Oklahoma death row inmate Julius Jones could have his sentence commuted. The state’s pardon and parole board voted Monday (Sept. 13) to recommend Jones' death sentence be changed to life with the possibility of parole. The board voted 3-1 in Jones’ favor.
Jones, 41, faces execution for the 1999 carjacking and shooting of Paul Howell, an insurance executive who had returned from an ice cream run with his sister and his young daughters and had pulled into his parents’ driveway. The shooter managed to drive over Howell after shooting him in front of his family.
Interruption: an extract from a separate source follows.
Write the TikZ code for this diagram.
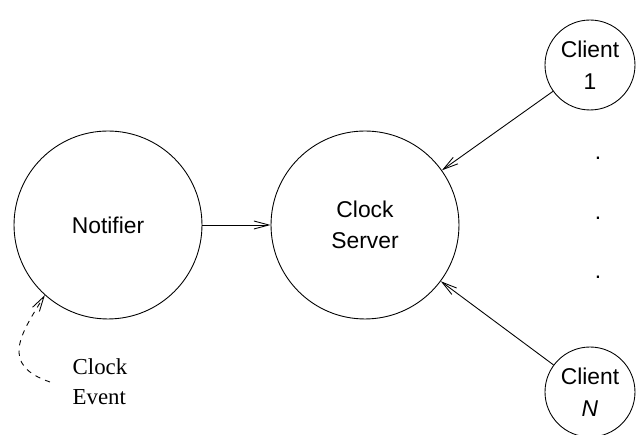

Jone was a freshman at the University of Oklahoma at the time. He and his legal team have argued that Jones’ high school acquaintance, Christopher Jordan, was responsible for the crime. They say the following evening, when Jordan stayed the night at Jones’ house, he planted the murder weapon and a red bandana witnesses said the murderer was wearing in Jones’ bedroom crawl space. Local publication The City Sentinel reports that the DNA on the bandana, according to Jones’ attorneys, didn’t match that of their client.
NBC news reports that Jordan has denied this, testifying that he drove the car with Jones the night of the murder but didn’t shoot Howell. Jordan received a life sentence on a murder charge after admitting to his role in the killing but was released after 15 years.
Jones said in his request for a commutation hearing that he was home having dinner with his parents the night Howell was killed. But at his 2000 trial, his attorneys did not call any witnesses on his behalf, and refused to call him to take the stand despite his willingness to testify on his own behalf.
Governor J. Kevin Stitt will have the final say on whether Jones' sentence will be commuted. According to the Oklahoman, he could be immediately eligible for parole because of time already served. Stitt could also choose to commute the sentence to life without parole.
Jones’ case attracted support from celebrities and anti-death penalty activists. Kim Kardashian visited him last year at the Oklahoma State Penitentiary, and millions of people signed an online petition on his behalf.
Jones’ case also saw increased urgency recently after Oklahoma’s attorney general requested to schedule execution dates for seven death row prisoners, including Jones.
Oklahoma is the state with the third highest rate of prisoner executions.